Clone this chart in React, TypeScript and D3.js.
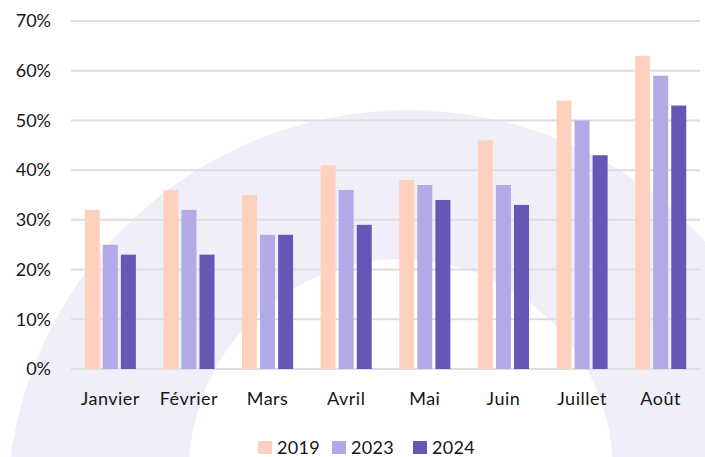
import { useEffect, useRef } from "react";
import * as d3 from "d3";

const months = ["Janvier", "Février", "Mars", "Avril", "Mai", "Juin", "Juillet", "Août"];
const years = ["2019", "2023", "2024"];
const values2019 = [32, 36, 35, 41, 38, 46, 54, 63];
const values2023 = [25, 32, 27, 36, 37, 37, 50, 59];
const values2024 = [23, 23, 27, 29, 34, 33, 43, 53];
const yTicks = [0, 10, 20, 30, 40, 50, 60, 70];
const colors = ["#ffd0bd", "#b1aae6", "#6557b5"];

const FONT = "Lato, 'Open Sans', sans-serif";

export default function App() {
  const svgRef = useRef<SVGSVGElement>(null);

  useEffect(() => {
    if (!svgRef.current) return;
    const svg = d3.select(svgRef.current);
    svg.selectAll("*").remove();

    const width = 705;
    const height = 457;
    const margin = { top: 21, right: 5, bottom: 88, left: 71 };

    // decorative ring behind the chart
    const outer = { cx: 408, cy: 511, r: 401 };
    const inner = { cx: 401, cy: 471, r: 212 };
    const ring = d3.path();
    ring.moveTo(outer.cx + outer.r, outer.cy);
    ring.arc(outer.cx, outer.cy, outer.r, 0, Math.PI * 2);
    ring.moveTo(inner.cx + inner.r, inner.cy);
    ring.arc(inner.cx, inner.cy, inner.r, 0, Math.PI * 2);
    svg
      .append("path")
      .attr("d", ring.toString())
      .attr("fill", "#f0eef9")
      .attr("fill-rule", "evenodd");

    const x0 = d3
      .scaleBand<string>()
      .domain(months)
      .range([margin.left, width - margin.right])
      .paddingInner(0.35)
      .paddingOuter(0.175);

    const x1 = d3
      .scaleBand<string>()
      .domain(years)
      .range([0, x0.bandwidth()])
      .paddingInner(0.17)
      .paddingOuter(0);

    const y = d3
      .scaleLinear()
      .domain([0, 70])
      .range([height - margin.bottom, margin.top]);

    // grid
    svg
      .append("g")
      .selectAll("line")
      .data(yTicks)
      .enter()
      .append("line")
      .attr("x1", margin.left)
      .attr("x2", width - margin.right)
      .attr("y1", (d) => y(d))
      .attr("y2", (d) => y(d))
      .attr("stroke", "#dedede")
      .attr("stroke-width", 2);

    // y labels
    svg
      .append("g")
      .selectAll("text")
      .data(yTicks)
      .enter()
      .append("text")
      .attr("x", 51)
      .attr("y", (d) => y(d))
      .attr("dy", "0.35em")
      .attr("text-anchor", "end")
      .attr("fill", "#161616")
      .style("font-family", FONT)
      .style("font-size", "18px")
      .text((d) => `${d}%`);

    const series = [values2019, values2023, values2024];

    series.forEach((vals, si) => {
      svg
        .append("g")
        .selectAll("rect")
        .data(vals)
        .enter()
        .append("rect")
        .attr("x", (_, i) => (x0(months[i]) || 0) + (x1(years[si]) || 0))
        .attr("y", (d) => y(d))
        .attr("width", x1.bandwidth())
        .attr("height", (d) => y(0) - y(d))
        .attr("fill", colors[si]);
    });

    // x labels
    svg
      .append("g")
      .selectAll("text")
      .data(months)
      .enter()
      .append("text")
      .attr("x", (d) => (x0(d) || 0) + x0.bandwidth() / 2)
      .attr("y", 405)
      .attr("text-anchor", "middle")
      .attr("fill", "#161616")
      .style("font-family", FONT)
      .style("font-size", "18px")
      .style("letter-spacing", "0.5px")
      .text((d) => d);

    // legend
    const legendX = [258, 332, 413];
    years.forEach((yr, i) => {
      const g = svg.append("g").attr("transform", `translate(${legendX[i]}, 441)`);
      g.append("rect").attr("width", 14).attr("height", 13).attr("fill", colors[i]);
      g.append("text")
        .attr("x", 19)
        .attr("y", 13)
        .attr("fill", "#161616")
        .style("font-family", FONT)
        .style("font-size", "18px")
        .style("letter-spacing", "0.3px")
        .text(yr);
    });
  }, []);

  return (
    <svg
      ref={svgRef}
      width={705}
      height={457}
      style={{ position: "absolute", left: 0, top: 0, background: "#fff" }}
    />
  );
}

-*-

> Requirement
Output each line exactly; omit every picture.

> Worked solution
Clone this chart in React, TypeScript and D3.js.
import { useEffect, useRef } from "react";
import * as d3 from "d3";

const months = ["Janvier", "Février", "Mars", "Avril", "Mai", "Juin", "Juillet", "Août"];
const years = ["2019", "2023", "2024"];
const values2019 = [32, 36, 35, 41, 38, 46, 54, 63];
const values2023 = [25, 32, 27, 36, 37, 37, 50, 59];
const values2024 = [23, 23, 27, 29, 34, 33, 43, 53];
const yTicks = [0, 10, 20, 30, 40, 50, 60, 70];
const colors = ["#ffd0bd", "#b1aae6", "#6557b5"];

const FONT = "Lato, 'Open Sans', sans-serif";

export default function App() {
  const svgRef = useRef<SVGSVGElement>(null);

  useEffect(() => {
    if (!svgRef.current) return;
    const svg = d3.select(svgRef.current);
    svg.selectAll("*").remove();

    const width = 705;
    const height = 457;
    const margin = { top: 21, right: 5, bottom: 88, left: 71 };

    // decorative ring behind the chart
    const outer = { cx: 408, cy: 511, r: 401 };
    const inner = { cx: 401, cy: 471, r: 212 };
    const ring = d3.path();
    ring.moveTo(outer.cx + outer.r, outer.cy);
    ring.arc(outer.cx, outer.cy, outer.r, 0, Math.PI * 2);
    ring.moveTo(inner.cx + inner.r, inner.cy);
    ring.arc(inner.cx, inner.cy, inner.r, 0, Math.PI * 2);
    svg
      .append("path")
      .attr("d", ring.toString())
      .attr("fill", "#f0eef9")
      .attr("fill-rule", "evenodd");

    const x0 = d3
      .scaleBand<string>()
      .domain(months)
      .range([margin.left, width - margin.right])
      .paddingInner(0.35)
      .paddingOuter(0.175);

    const x1 = d3
      .scaleBand<string>()
      .domain(years)
      .range([0, x0.bandwidth()])
      .paddingInner(0.17)
      .paddingOuter(0);

    const y = d3
      .scaleLinear()
      .domain([0, 70])
      .range([height - margin.bottom, margin.top]);

    // grid
    svg
      .append("g")
      .selectAll("line")
      .data(yTicks)
      .enter()
      .append("line")
      .attr("x1", margin.left)
      .attr("x2", width - margin.right)
      .attr("y1", (d) => y(d))
      .attr("y2", (d) => y(d))
      .attr("stroke", "#dedede")
      .attr("stroke-width", 2);

    // y labels
    svg
      .append("g")
      .selectAll("text")
      .data(yTicks)
      .enter()
      .append("text")
      .attr("x", 51)
      .attr("y", (d) => y(d))
      .attr("dy", "0.35em")
      .attr("text-anchor", "end")
      .attr("fill", "#161616")
      .style("font-family", FONT)
      .style("font-size", "18px")
      .text((d) => `${d}%`);

    const series = [values2019, values2023, values2024];

    series.forEach((vals, si) => {
      svg
        .append("g")
        .selectAll("rect")
        .data(vals)
        .enter()
        .append("rect")
        .attr("x", (_, i) => (x0(months[i]) || 0) + (x1(years[si]) || 0))
        .attr("y", (d) => y(d))
        .attr("width", x1.bandwidth())
        .attr("height", (d) => y(0) - y(d))
        .attr("fill", colors[si]);
    });

    // x labels
    svg
      .append("g")
      .selectAll("text")
      .data(months)
      .enter()
      .append("text")
      .attr("x", (d) => (x0(d) || 0) + x0.bandwidth() / 2)
      .attr("y", 405)
      .attr("text-anchor", "middle")
      .attr("fill", "#161616")
      .style("font-family", FONT)
      .style("font-size", "18px")
      .style("letter-spacing", "0.5px")
      .text((d) => d);

    // legend
    const legendX = [258, 332, 413];
    years.forEach((yr, i) => {
      const g = svg.append("g").attr("transform", `translate(${legendX[i]}, 441)`);
      g.append("rect").attr("width", 14).attr("height", 13).attr("fill", colors[i]);
      g.append("text")
        .attr("x", 19)
        .attr("y", 13)
        .attr("fill", "#161616")
        .style("font-family", FONT)
        .style("font-size", "18px")
        .style("letter-spacing", "0.3px")
        .text(yr);
    });
  }, []);

  return (
    <svg
      ref={svgRef}
      width={705}
      height={457}
      style={{ position: "absolute", left: 0, top: 0, background: "#fff" }}
    />
  );
}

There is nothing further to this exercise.